Another former UK diplomat in China, Charles Parton, said: “This is a much about punishing Trump by making Western allies even more exasperated with him as it is about punishing Britain.”

Luke de Pulford, founder and Executive Director, Inter-Parliamentary Alliance on China (IPAC), said: “Jingye has treated the little that remained of the UK steel industry with utter contempt, breaching investment obligations and demanding ever increasing subsidies. It begs the question: did they ever want British Steel to succeed, or was this simply a part of Beijing’s broader competition strategy?

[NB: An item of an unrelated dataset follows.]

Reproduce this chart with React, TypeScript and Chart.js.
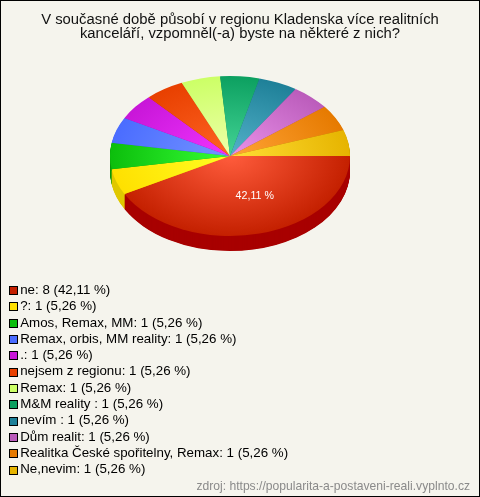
import React, { useEffect, useRef } from "react";
import { Chart, registerables } from "chart.js";

Chart.register(...registerables);

const titleLines = [
  "V současné době působí v regionu Kladenska více realitních",
  "kanceláří, vzpomněl(-a) byste na některé z nich?",
];
const sourceText = "zdroj: https://popularita-a-postaveni-reali.vyplnto.cz";
const categories = [
  "ne", "?", "Amos, Remax, MM", "Remax, orbis, MM reality", ".", "nejsem z regionu",
  "Remax", "M&M reality ", "nevím ", "Dům realit", "Realitka České spořitelny, Remax", "Ne,nevim",
];
const values = [8, 1, 1, 1, 1, 1, 1, 1, 1, 1, 1, 1];
const percents = ["42,11", "5,26", "5,26", "5,26", "5,26", "5,26", "5,26", "5,26", "5,26", "5,26", "5,26", "5,26"];
const edgeColors = [
  "#C42000", "#FFE000", "#0CBE0C", "#4A6CFF", "#C816D8", "#E84000",
  "#CCFF66", "#0CA060", "#1E8098", "#BB5CBB", "#E67A00", "#E6B400",
];
const innerColors = [
  "#FF5C3C", "#FFFF22", "#36FF36", "#7494FF", "#F034FF", "#FF6424",
  "#EEFFAA", "#44D496", "#54B2CA", "#EA92EA", "#FFA436", "#FFDE36",
];
const sideColors = [
  "#A80000", "#E0C800", "#0A9A0A", "#3A55CC", "#A012AC", "#BA3300",
  "#A3CC52", "#0A804D", "#18667A", "#964A96", "#B86200", "#B89000",
];

const PAGE_BG = "#F5F4ED";
const SQUASH = 2 / 3;
const DEPTH = 15;

const piePlugin = {
  id: "tiltedPie",
  beforeDraw(chart: any) {
    const { ctx, width, height } = chart;
    ctx.save();
    ctx.fillStyle = PAGE_BG;
    ctx.fillRect(0, 0, width, height);
    ctx.strokeStyle = "#000";
    ctx.lineWidth = 1;
    ctx.strokeRect(0.5, 0.5, width - 1, height - 1);
    ctx.restore();
  },
  afterLayout(chart: any) {
    const area = chart.chartArea;
    area.left = 110;
    area.right = 350;
    area.top = 36;
    area.bottom = 276;
    area.width = 240;
    area.height = 240;
    const legend = chart.legend;
    legend.left = 6.5;
    legend.top = 280.5;
    legend.right = 306.5;
    legend.bottom = 480.5;
    legend.adjustHitBoxes();
    const source = chart.boxes.find((b: any) => b.options && b.options.text === sourceText);
    if (source) {
      source.right = 470;
      source.top += 1;
      source.bottom += 1;
    }
  },
  beforeDatasetsDraw(chart: any) {
    const { ctx } = chart;
    const arcs = chart.getDatasetMeta(0).data;
    const cx = arcs[0].x;
    const cy = arcs[0].y;
    ctx.save();
    ctx.translate(cx, cy);
    ctx.scale(1, SQUASH);
    ctx.translate(-cx, -cy);
    for (let d = DEPTH; d >= 1; d -= 0.5) {
      arcs.forEach((arc: any, i: number) => {
        ctx.beginPath();
        ctx.moveTo(arc.x, arc.y + d / SQUASH);
        ctx.arc(arc.x, arc.y + d / SQUASH, arc.outerRadius, arc.startAngle, arc.endAngle);
        ctx.closePath();
        ctx.fillStyle = sideColors[i];
        ctx.fill();
      });
    }
  },
  afterDatasetsDraw(chart: any) {
    const { ctx } = chart;
    ctx.restore();
    const arcs = chart.getDatasetMeta(0).data;
    const total = values.reduce((a, b) => a + b, 0);
    ctx.save();
    ctx.fillStyle = "#FFFFFF";
    ctx.font = "10.67px 'Liberation Sans'";
    ctx.textAlign = "center";
    ctx.textBaseline = "middle";
    arcs.forEach((arc: any, i: number) => {
      if (values[i] / total < 0.1) return;
      const mid = (arc.startAngle + arc.endAngle) / 2;
      const r = arc.outerRadius / 2;
      const x = arc.x + Math.cos(mid) * r + 10;
      const y = arc.y + Math.sin(mid) * r * SQUASH + 1;
      ctx.fillText(`${percents[i]} %`, x, y);
    });
    ctx.restore();
  },
  afterDraw(chart: any) {
    const { ctx } = chart;
    const boxes = chart.legend.legendHitBoxes;
    ctx.save();
    ctx.strokeStyle = "#000";
    ctx.lineWidth = 1;
    boxes.forEach((box: any, i: number) => {
      const x = 9.5;
      const y = Math.round(box.top + 6.5 - 4) + 0.5;
      ctx.fillStyle = edgeColors[i];
      ctx.fillRect(x, y, 8, 8);
      ctx.strokeRect(x, y, 8, 8);
    });
    ctx.restore();
  },
};

export default function App() {
  const ref = useRef<HTMLCanvasElement>(null);
  useEffect(() => {
    document.body.style.margin = "0";
    const chart = new Chart(ref.current as HTMLCanvasElement, {
      type: "pie",
      data: {
        labels: categories,
        datasets: [
          {
            data: values,
            borderWidth: 0,
            backgroundColor: (c: any) => {
              const arcs = c.chart.chartArea;
              if (!arcs || c.dataIndex === undefined) return edgeColors[0];
              const cx = (arcs.left + arcs.right) / 2;
              const cy = (arcs.top + arcs.bottom) / 2;
              const g = c.chart.ctx.createRadialGradient(cx, cy, 0, cx, cy, 120);
              g.addColorStop(0, innerColors[c.dataIndex]);
              g.addColorStop(1, edgeColors[c.dataIndex]);
              return g;
            },
          },
        ],
      },
      options: {
        responsive: false,
        animation: false,
        rotation: 90,
        plugins: {
          tooltip: { enabled: false },
          title: {
            display: true,
            text: titleLines,
            color: "#111",
            font: { family: "'Liberation Sans'", size: 14.85, weight: "normal", lineHeight: 1 },
            padding: { top: 12, bottom: 3 },
          },
          subtitle: {
            display: true,
            text: sourceText,
            position: "bottom",
            align: "end",
            color: "#8A8A8A",
            font: { family: "'Liberation Sans'", size: 12.13, weight: "normal", lineHeight: 1 },
            padding: { top: 4, bottom: 5 },
          },
          legend: {
            position: "chartArea",
            align: "start",
            labels: {
              boxWidth: 4,
              boxHeight: 4,
              padding: 3,
              color: "#111",
              font: { family: "'Liberation Sans'", size: 13.33, lineHeight: 1 },
              generateLabels: () =>
                categories.map((name, i) => ({
                  text: `${name}: ${values[i]} (${percents[i]} %)`,
                  fillStyle: "transparent",
                  strokeStyle: "transparent",
                  lineWidth: 0,
                  index: i,
                  hidden: false,
                })),
            },
          },
        },
      },
      plugins: [piePlugin],
    } as any);
    return () => chart.destroy();
  }, []);
  return <canvas ref={ref} width={480} height={497} style={{ display: "block" }} />;
}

It’s a little taster of what we can expect when we sell our critical infrastructure to China.”

He added: “At the time of the deal those of us who warned that selling our critical infrastructure to China was a bad idea were ridiculed.

“We told them about China’s own ambitions for steel production and the CCP’s desire to undermine the industrial base of democratic countries. They didn’t listen.

"You have to wonder what it’s going to take to wake them up.”